El efecto es de una curiosa disonancia: encontramos el tributo a soluciones visuales que Coppola ha puesto en práctica en algunas de sus películas conviviendo con una fascinación por la imaginería digital propia de un principiante. Sin solución de continuidad se suceden retroproyecciones, transparencias, pantallas partidas, sombras chinescas, ríos de píxels dorados, hologramas y, ojo, la aparición de un extra de carne y hueso delante de la pantalla, que mantiene una conversación con Adam Driver (¡una ilusión de cine en directo!) durante unos segundos. A veces hay un conato de diálogo entre técnicas propias de la era silente y trucos del cine digital, pero, en general, la apuesta estética del filme obedece a la más rigurosa autoindulgencia. Podría aducirse que Coppola ha querido darse un último capricho, y no ha reparado en gastos, pero la coherencia brilla por su ausencia.

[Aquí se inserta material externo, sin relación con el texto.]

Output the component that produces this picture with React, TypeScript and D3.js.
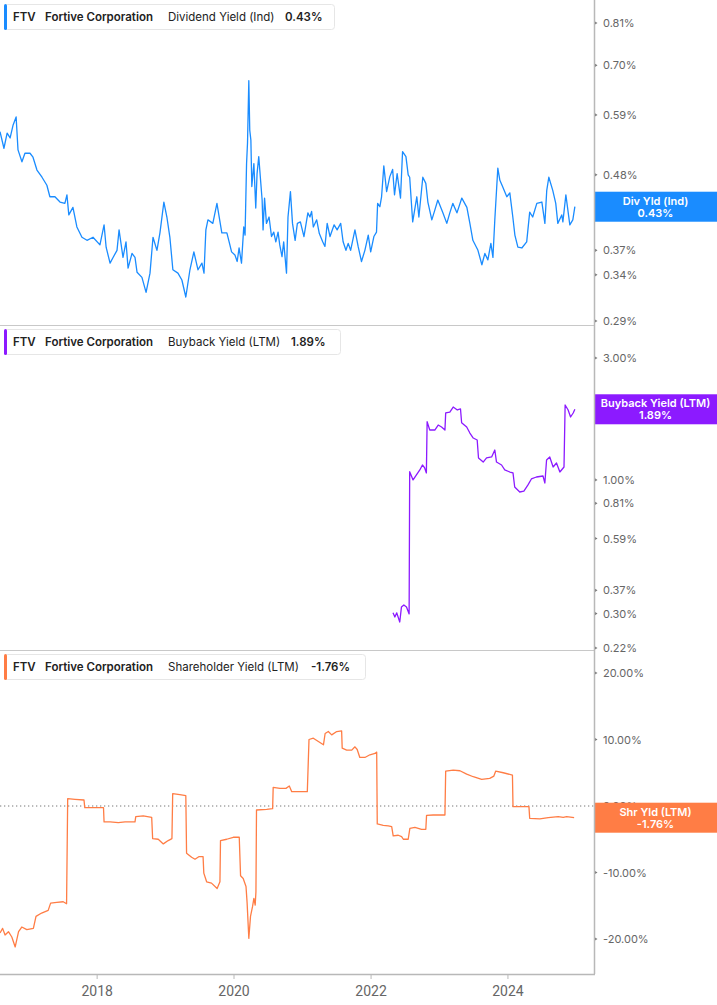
import React from 'react'
import * as d3 from 'd3'

const width = 717
const height = 1005
const plotRight = 594
const axisY = 974

const parse = d3.timeParse('%Y-%m-%d')

// Dividend Yield (Ind), %
const divDates = [
  '2016-08-01','2016-08-22','2016-09-08','2016-09-24','2016-10-10','2016-10-26','2016-11-05','2016-11-26','2016-12-12',
  '2017-01-08','2017-01-24','2017-02-14','2017-03-13','2017-04-08','2017-04-24','2017-05-21','2017-06-17','2017-07-13',
  '2017-07-24','2017-08-03','2017-08-25','2017-09-15','2017-10-12','2017-11-08','2017-12-10',
  '2018-01-16','2018-02-07','2018-02-18','2018-03-11','2018-03-27','2018-04-17','2018-04-28','2018-05-19','2018-06-04',
  '2018-06-15','2018-07-06','2018-07-22','2018-08-02','2018-08-28','2018-09-19','2018-10-10','2018-10-26','2018-11-16',
  '2018-12-02','2018-12-23',
  '2019-01-08','2019-01-24','2019-02-09','2019-03-08','2019-03-29','2019-04-19','2019-05-11','2019-06-01','2019-06-23',
  '2019-07-14','2019-07-25','2019-08-04','2019-08-15','2019-09-10','2019-10-02','2019-10-28','2019-11-24',
  '2019-12-10','2019-12-19','2020-01-06','2020-01-18','2020-01-28','2020-02-10','2020-02-22','2020-02-29','2020-03-08',
  '2020-03-13','2020-03-20','2020-03-25','2020-03-31','2020-04-05','2020-04-16','2020-04-26','2020-05-03','2020-05-12',
  '2020-05-21','2020-05-30','2020-06-04','2020-06-12','2020-06-22','2020-07-06','2020-07-19','2020-07-31','2020-08-11',
  '2020-08-23','2020-09-01','2020-09-13','2020-09-22','2020-10-07','2020-10-15','2020-10-28','2020-11-08','2020-11-22',
  '2020-12-04','2020-12-20',
  '2021-01-08','2021-01-29','2021-02-09','2021-02-18','2021-02-27','2021-03-17','2021-03-31','2021-04-18','2021-04-30',
  '2021-05-12','2021-05-27','2021-06-18','2021-07-04','2021-07-23','2021-08-05','2021-08-20','2021-09-01','2021-09-14',
  '2021-10-07','2021-10-24','2021-11-11','2021-11-29','2021-12-17','2021-12-30',
  '2022-01-16','2022-01-30','2022-02-05','2022-02-17','2022-02-26','2022-03-10','2022-03-25','2022-04-11','2022-04-26',
  '2022-05-06','2022-05-20','2022-06-07','2022-06-18','2022-07-06','2022-07-18',
  '2022-07-26','2022-08-11','2022-09-02','2022-09-13','2022-10-04',
  '2022-10-20','2022-10-31','2022-11-21','2022-12-07','2022-12-23',
  '2023-01-19','2023-02-09','2023-02-25','2023-03-13','2023-04-04','2023-04-30','2023-05-27','2023-06-12','2023-06-28',
  '2023-07-25','2023-08-15','2023-08-31','2023-09-16','2023-10-02','2023-10-13','2023-10-23','2023-11-08','2023-11-19',
  '2023-12-05','2023-12-26',
  '2024-01-11','2024-01-27','2024-02-07','2024-02-23','2024-03-15','2024-04-10','2024-04-26','2024-05-12','2024-06-03',
  '2024-06-30','2024-07-16','2024-07-26','2024-08-06','2024-08-27','2024-09-12','2024-09-23','2024-10-14','2024-10-20',
  '2024-11-05','2024-11-26','2024-12-12','2024-12-23',
]
const divValues = [
  0.557,0.526,0.554,0.545,0.570,0.586,0.523,0.502,0.517,
  0.517,0.510,0.488,0.476,0.463,0.445,0.445,0.437,0.435,
  0.448,0.418,0.429,0.401,0.387,0.383,0.387,
  0.377,0.404,0.374,0.354,0.361,0.370,0.397,0.361,0.381,
  0.348,0.366,0.361,0.343,0.337,0.320,0.342,0.387,0.370,
  0.393,0.437,
  0.415,0.387,0.346,0.342,0.334,0.315,0.346,0.368,0.346,
  0.354,0.342,0.397,0.411,0.406,0.435,0.393,0.393,
  0.377,0.368,0.364,0.356,0.373,0.354,0.401,0.390,0.499,
  0.535,0.664,0.560,0.541,0.461,0.499,0.428,0.482,0.511,
  0.474,0.440,0.397,0.443,0.406,0.415,0.388,0.394,0.381,
  0.394,0.377,0.362,0.381,0.342,0.415,0.453,0.406,0.383,
  0.406,0.408,
  0.388,0.421,0.415,0.423,0.401,0.411,0.392,0.381,0.375,
  0.406,0.388,0.404,0.397,0.406,0.381,0.370,0.379,0.370,
  0.397,0.375,0.356,0.370,0.390,0.368,
  0.388,0.394,0.435,0.430,0.445,0.495,0.453,0.477,0.489,
  0.448,0.482,0.443,0.520,0.511,0.480,
  0.476,0.408,0.445,0.415,0.476,
  0.466,0.437,0.411,0.425,0.440,
  0.421,0.406,0.421,0.435,0.421,0.443,0.429,0.406,0.383,
  0.370,0.352,0.366,0.358,0.379,0.361,0.411,0.491,0.471,
  0.460,0.445,
  0.451,0.415,0.390,0.374,0.373,0.381,0.422,0.415,0.435,
  0.437,0.406,0.455,0.476,0.455,0.435,0.406,0.418,0.408,
  0.448,0.404,0.411,0.430,
]

// Buyback Yield (LTM), %
const buybackDates = [
  '2022-04-28','2022-05-08','2022-05-18','2022-06-03','2022-06-12','2022-06-25','2022-07-09','2022-07-23','2022-07-26',
  '2022-08-13','2022-08-31','2022-09-18','2022-10-02','2022-10-14','2022-10-23','2022-10-27','2022-11-10','2022-12-07',
  '2022-12-25','2023-01-12','2023-01-30','2023-02-03','2023-02-25','2023-03-15','2023-04-06','2023-04-23','2023-04-29',
  '2023-05-26','2023-06-12','2023-06-30','2023-07-21','2023-07-28','2023-08-22','2023-09-09','2023-10-06','2023-10-23',
  '2023-11-01','2023-11-28','2023-12-15','2024-01-11','2024-01-28','2024-02-06','2024-03-04','2024-03-26','2024-04-17',
  '2024-05-05','2024-06-01','2024-07-06','2024-07-16','2024-07-25','2024-08-11','2024-08-29','2024-09-16','2024-10-04',
  '2024-10-26','2024-11-01','2024-11-17','2024-11-30','2024-12-14','2024-12-23',
]
const buybackValues = [
  0.302,0.291,0.302,0.278,0.318,0.324,0.318,0.299,1.077,
  1.000,1.046,1.094,1.144,1.114,1.065,1.690,1.568,1.568,
  1.640,1.611,1.568,1.828,1.844,1.929,1.878,1.895,1.675,
  1.611,1.526,1.459,1.433,1.219,1.175,1.219,1.230,1.310,
  1.175,1.144,1.094,1.074,1.065,0.938,0.897,0.905,0.956,
  1.009,1.027,1.036,0.973,1.197,1.230,1.124,1.165,1.074,
  1.124,1.964,1.878,1.763,1.828,1.890,
]

// Shareholder Yield (LTM), %
const shrDates = [
  '2016-08-01','2016-08-15','2016-08-28','2016-09-15','2016-10-03','2016-10-21','2016-11-08','2016-11-25','2016-12-22',
  '2017-01-26','2017-02-09','2017-03-11','2017-04-15','2017-04-28','2017-05-31','2017-07-04','2017-07-22','2017-07-28',
  '2017-09-05','2017-10-23','2017-10-27','2018-02-04','2018-02-07','2018-03-11','2018-04-24','2018-05-30','2018-07-22',
  '2018-07-26','2018-09-04','2018-10-19','2018-10-24','2018-11-23','2018-12-20','2019-01-15','2019-02-04','2019-02-08',
  '2019-03-18','2019-04-19','2019-04-23','2019-05-20','2019-06-07','2019-06-29','2019-07-20','2019-07-24','2019-08-08',
  '2019-09-03','2019-10-03','2019-10-18','2019-10-21','2019-11-23','2019-12-28','2020-01-29','2020-02-05','2020-02-19',
  '2020-03-05','2020-03-11','2020-03-20','2020-03-29','2020-04-09','2020-04-16','2020-04-23','2020-04-27','2020-04-30',
  '2020-06-23','2020-07-25','2020-07-28','2020-09-02','2020-10-04','2020-10-22','2020-11-04','2020-12-18','2021-01-26',
  '2021-02-04','2021-02-27','2021-03-26','2021-04-22','2021-05-01','2021-05-18','2021-06-05','2021-07-02','2021-07-28',
  '2021-07-31','2021-08-24','2021-09-20','2021-10-07','2021-10-19','2021-11-02','2021-11-29','2021-12-26','2022-01-22',
  '2022-01-31','2022-02-03','2022-03-07','2022-04-03','2022-04-21','2022-04-29','2022-05-26','2022-06-13','2022-06-22',
  '2022-07-18','2022-07-27','2022-08-23','2022-09-27','2022-10-20','2022-10-24','2022-11-28','2023-01-30','2023-02-03',
  '2023-03-15','2023-04-20','2023-05-26','2023-06-30','2023-08-14','2023-09-26','2023-10-18','2023-10-28','2023-12-07',
  '2024-01-25','2024-01-28','2024-04-22','2024-04-26','2024-06-19','2024-08-03','2024-09-25','2024-10-22','2024-11-09',
  '2024-12-19',
]
const shrValues = [
  -19.1,-18.4,-19.4,-18.9,-19.7,-21.2,-18.9,-18.2,-18.6,
  -18.4,-16.6,-16.1,-15.7,-14.6,-14.5,-14.4,-14.7,1.1,
  1.0,0.9,-0.25,-0.25,-2.4,-2.4,-2.5,-2.4,-2.4,
  -1.6,-1.5,-1.7,-4.9,-5.0,-5.7,-5.2,-4.9,1.85,
  1.7,1.55,-7.1,-7.7,-8.0,-7.6,-7.6,-10.1,-11.4,
  -11.6,-12.4,-11.4,-5.2,-5.0,-4.7,-4.7,-10.5,-10.9,
  -12.1,-14.6,-19.9,-16.6,-15.1,-13.9,-14.9,-12.9,-0.6,
  -0.5,-0.4,2.8,2.65,2.65,3.0,2.15,2.15,2.15,
  10.0,10.2,9.7,9.2,10.9,11.2,10.7,11.2,11.3,
  8.7,8.4,8.4,8.9,8.5,7.3,7.3,7.7,7.9,
  8.1,-2.7,-2.9,-3.0,-3.1,-4.5,-4.4,-4.6,-5.0,
  -5.0,-3.35,-3.2,-3.5,-3.5,-1.4,-1.35,-1.35,5.25,
  5.4,5.3,4.8,4.4,4.0,4.15,4.5,5.25,5.0,
  4.65,-0.1,-0.1,-1.85,-1.95,-1.75,-1.6,-1.7,-1.6,
  -1.76,
]

const divTicks = [0.81, 0.70, 0.59, 0.48, 0.37, 0.34, 0.29]
const buybackTicks = [3.0, 1.0, 0.81, 0.59, 0.37, 0.30, 0.22]
const shrTicks = [20, 10, 0, -10, -20]
const yearTicks = [2018, 2020, 2022, 2024]

const x = d3.scaleTime()
  .domain([parse('2016-08-01'), parse('2025-04-04')])
  .range([0, plotRight])

const panels = [
  {
    top: 0, color: '#1a8cff', metric: 'Dividend Yield (Ind)', value: '0.43%', last: 0.43,
    tag: 'Div Yld (Ind)', boxW: 330, valueX: 281,
    y: d3.scaleLog().domain([0.29, 0.81]).range([321, 23]),
    ticks: divTicks, dates: divDates, values: divValues,
  },
  {
    top: 325, color: '#8c1aff', metric: 'Buyback Yield (LTM)', value: '1.89%', last: 1.89,
    tag: 'Buyback Yield (LTM)', boxW: 336, valueX: 287,
    y: d3.scaleLog().domain([0.22, 3.0]).range([648, 358]),
    ticks: buybackTicks, dates: buybackDates, values: buybackValues,
  },
  {
    top: 650, color: '#ff7d45', metric: 'Shareholder Yield (LTM)', value: '-1.76%', last: -1.76,
    tag: 'Shr Yld (LTM)', boxW: 361, valueX: 307,
    y: d3.scaleLinear().domain([-20, 20]).range([939, 673]),
    ticks: shrTicks, dates: shrDates, values: shrValues,
  },
]

const font = 'Inter, Roboto, sans-serif'
const fmt = (v) => v.toFixed(2) + '%'

function Panel({p}) {
  const pts = p.dates.map((d, i) => [x(parse(d)), p.y(p.values[i])])
  const path = d3.line()(pts)
  const ly = p.y(p.last)
  return (
    <g>
      {p.top > 0 && <line x1={0} x2={plotRight} y1={p.top + 0.5} y2={p.top + 0.5} stroke="#c8c8c8" />}
      {p.metric.startsWith('Shareholder') && (
        <line x1={0} x2={plotRight} y1={p.y(0)} y2={p.y(0)} stroke="#777" strokeWidth={1}
          strokeDasharray="1.3 2.7" />
      )}
      <path d={path} fill="none" stroke={p.color} strokeWidth={1.3} strokeLinejoin="round" />
      {p.ticks.map((t) => (
        <g key={t} transform={`translate(${plotRight},${p.y(t)})`}>
          <path d="M1,-1.6L3.5,0L1,1.6Z" fill="#777" />
          <text x={9} y={4} fontSize={11} fill="#666" fontFamily={font}>{fmt(t)}</text>
        </g>
      ))}
      <g transform={`translate(${plotRight},${ly})`}>
        <rect x={0} y={-15} width={width - plotRight} height={30} fill={p.color} />
        <text x={61.5} y={-2} textAnchor="middle" fontSize={11} fontWeight={600} fill="#fff" fontFamily={font}>{p.tag}</text>
        <text x={61.5} y={10} textAnchor="middle" fontSize={11} fontWeight={600} fill="#fff" fontFamily={font}>{p.value}</text>
      </g>
      <g transform={`translate(4,${p.top + 4})`}>
        <rect x={0.5} y={0.5} width={p.boxW} height={25} rx={3} fill="#fff" stroke="#e6e6e6" />
        <rect x={0} y={0} width={3} height={26} rx={1.5} fill={p.color} />
        <text y={17} fontSize={11.5} fill="#222" fontFamily={font}>
          <tspan x={9} fontWeight={600}>FTV</tspan>
          <tspan x={41} fontWeight={600}>Fortive Corporation</tspan>
          <tspan x={164} fontWeight={400}>{p.metric}</tspan>
          <tspan x={p.valueX} fontWeight={600}>{p.value}</tspan>
        </text>
      </g>
    </g>
  )
}

export default function App() {
  return (
    <svg width={width} height={height} style={{position: 'absolute', left: 0, top: 0, background: '#fff'}}>
      <rect width={width} height={height} fill="#fff" />
      {panels.map((p) => <Panel key={p.metric} p={p} />)}
      <line x1={plotRight + 0.5} x2={plotRight + 0.5} y1={0} y2={axisY} stroke="#b8b8b8" strokeWidth={1.5} />
      <line x1={0} x2={plotRight + 1} y1={axisY + 0.5} y2={axisY + 0.5} stroke="#b8b8b8" strokeWidth={1.5} />
      {yearTicks.map((yr) => {
        const px = x(new Date(yr, 0, 1))
        return (
          <g key={yr} transform={`translate(${px},${axisY})`}>
            <line y1={0} y2={5} stroke="#b8b8b8" />
            <text y={22} textAnchor="middle" fontSize={14} fill="#666" fontFamily="Roboto, sans-serif">{yr}</text>
          </g>
        )
      })}
    </svg>
  )
}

La película, que se presenta como “una fábula”, se sitúa en un universo paralelo donde América es “la Nueva Roma”. La república del capitalismo neoliberal es una versión hortera del Imperio Romano, con sus bacanales, sus luchas de gladiadores, sus puñaladas traperas y su decadencia moral. Entre citas de Marco Aurelio, Petrarca y Rousseau, Coppola parece tener algo que decir sobre la política de su país, aunque no sabemos muy bien qué.
“Megalópolis” apunta hacia la sátira, aunque cada uno de sus personajes simula vivir en una película distinta. De lo grotesco y granguiñolesco (Shia LaBeouf ‘in drag’, completamente desatado) a lo severo y pomposo (Adam Driver), “Megalópolis” navega en un magma de ideas mal acabadas y tonos hiperbólicos. No sabemos si tomarnos en serio su defensa de una utopía urbana que se amuralla frente a la amenaza del fascismo mientras se olvida del pueblo llano. Lo cierto es que Coppola está demasiado colgado de sus propias ambiciones, y solo puede despedirse de nosotros celebrándose a sí mismo.